Manage spaces in Dataframe/Table column names

Hi,

I discovered Julia recently when looking to improve performances of some processes I was running in Python, and most notably while working with dataframes-like structures. I am currently trying to load data from CSV files into Dataframes, however these CSV files contain columns with spaces in them.

Let’s suppose now that I want to get all the data in a particular column, let’s say “ID Object”, in Python, I would simply do:

df = pd.read_csv("myobjects.csv")
object_ids = df["ID Object"]

In Julia, from what I understood, the brackets is not the correct syntax and you should instead use a dot, for instance if I want to select a column “a” I’d do:

df = CSV.read("myobjects.csv", DataFrame)
a = df.a

However how would I go about getting this column if its name was “ID Object” now? I tried:

object_ids = df["ID Object"]
object_ids = df."ID Object"
object_ids = df.Symbol("ID Object")

But none of those worked. I’ve tried looking up online and all I’ve seen is people saying that it would be nice to add this to the language, so is it impossible? If this is indeed not possible yet, how would I go about renaming a column that has a space if I cannot select it? I only found renaming examples for columns that did not suffer from this issue.

If anyone has a suggestion on the matter it would be really appreciated! Thanks :slight_smile:

df["ID Object"] deliberately throws an error because it’s ambiguous if it should return a row or a column. Different users have different expectations for what df[1] should return, so we require the expliciteness of df[:, "ID Object"].
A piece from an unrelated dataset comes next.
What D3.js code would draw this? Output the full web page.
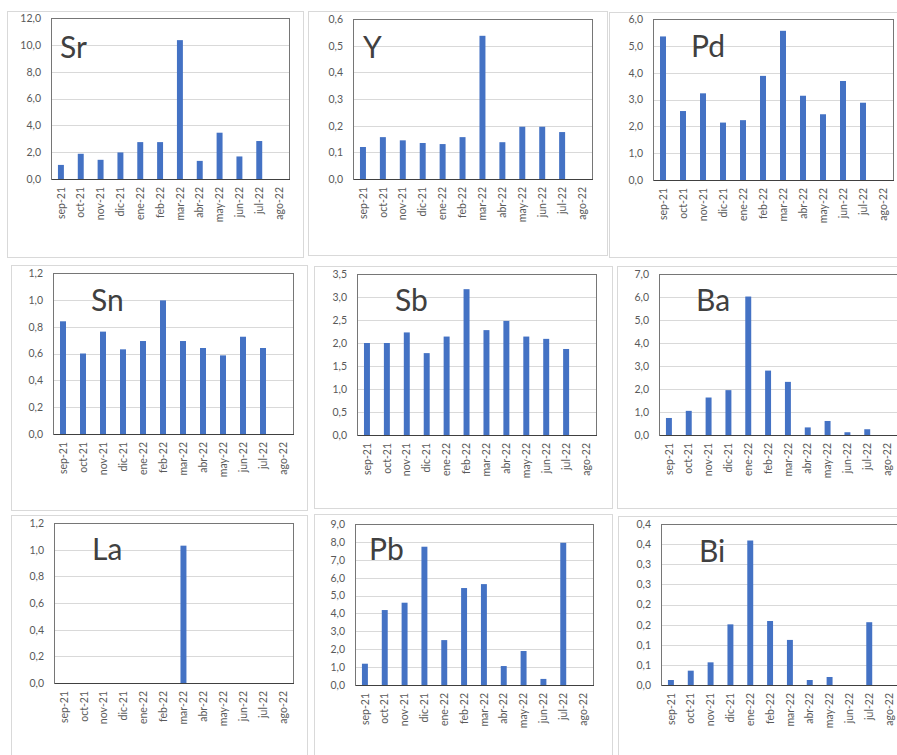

What version of Julia and DataFrames are you using? Using getproperty works for me on 1.6.0 and DataFrames 1.1

julia> df = DataFrame("ID Object" => [1, 2, 3])
3×1 DataFrame
 Row │ ID Object 
     │ Int64     
─────┼───────────
   1 │         1
   2 │         2
   3 │         3

julia> df."ID Object"
3-element Vector{Int64}:
 1
 2
 3

It’s a fresh install so Julia 1.6.1 and DataFrames 1.1.1.

I just reran and now it works fine for some reason, before it was telling me that it could not find the field “ID”.
However it still does not work for TypedTables, how should I go about it on these structures? I still get:

ERROR: LoadError: MethodError: no method matching getproperty(::Table{NamedTuple{(Symbol("ID Object"), ...}}, ::String)

Do TypedTables have other ways of getting the elements? If I want to write more idiomatic Julia code, should I prefer the first solution with brackets or the getproperty?

DataFrames.jl supports strings as column names, but TypedTables.jl doesn’t, I think. You can try getproperty(t, Symbol("Object ID") in that case.

Not to plug DataFrames too much, but it is be possible to do a lot of type-stable operations with DataFrames using transform and similar functions. It’s not always necessary to use both TypedTables and DataFrames in the same session.

Ah indeed getproperty(t, Symbol("ID Object") works! Thanks a lot you saved me ahah

I’m still not too sure about the differences, pros/cons of DataFrames vs TypedTables ; from what I understood TypedTables were more performant if the structure of the tabular data was not going to change, but I may be completely mistaken about this. Since I’m trying to see whether Julia will be a viable alternative to my current Python usage for performance purposes, I want to make sure that I learn how to properly use the language and its packages to write efficient code.

The computation-intensive task I am currently tackling mainly involves filtering/selecting operations, do you think TypedTables would present any advantage in these cases? (though I think I’m going a bit off topic for this thread)

It’s up to you to benchmark the solutions and figure out which is best.

I just wish to point out that even though DataFrames is not type-stable in the sense that Julia can’t infer the vector type of df.x, lots of work has been done to provide convenient syntax for avoiding those kinds of problems.

You should try writing the same code in both, benchmarking it (inside a function and with @btime from BenchmarkTools.jl used appropriately), and comparing the results. Then post here again to see if there are any improvements to be made with the use of either library.

1 Like

Alright, I’ll try this out then. Thanks again for your help :slight_smile:

And maybe do post here if you find a case where DataFrames performs particularly badly - people will be more than happy to help speed things up, or you might happen on an actual performance issue which can be fixed in DataFrames. My (entirely gut-based) guess is the userbase of DataFrames is orders of magnitude larger than that of TypedTables, so it’ll likely be much easier to get help with DataFrames issues than with TypedTables ones.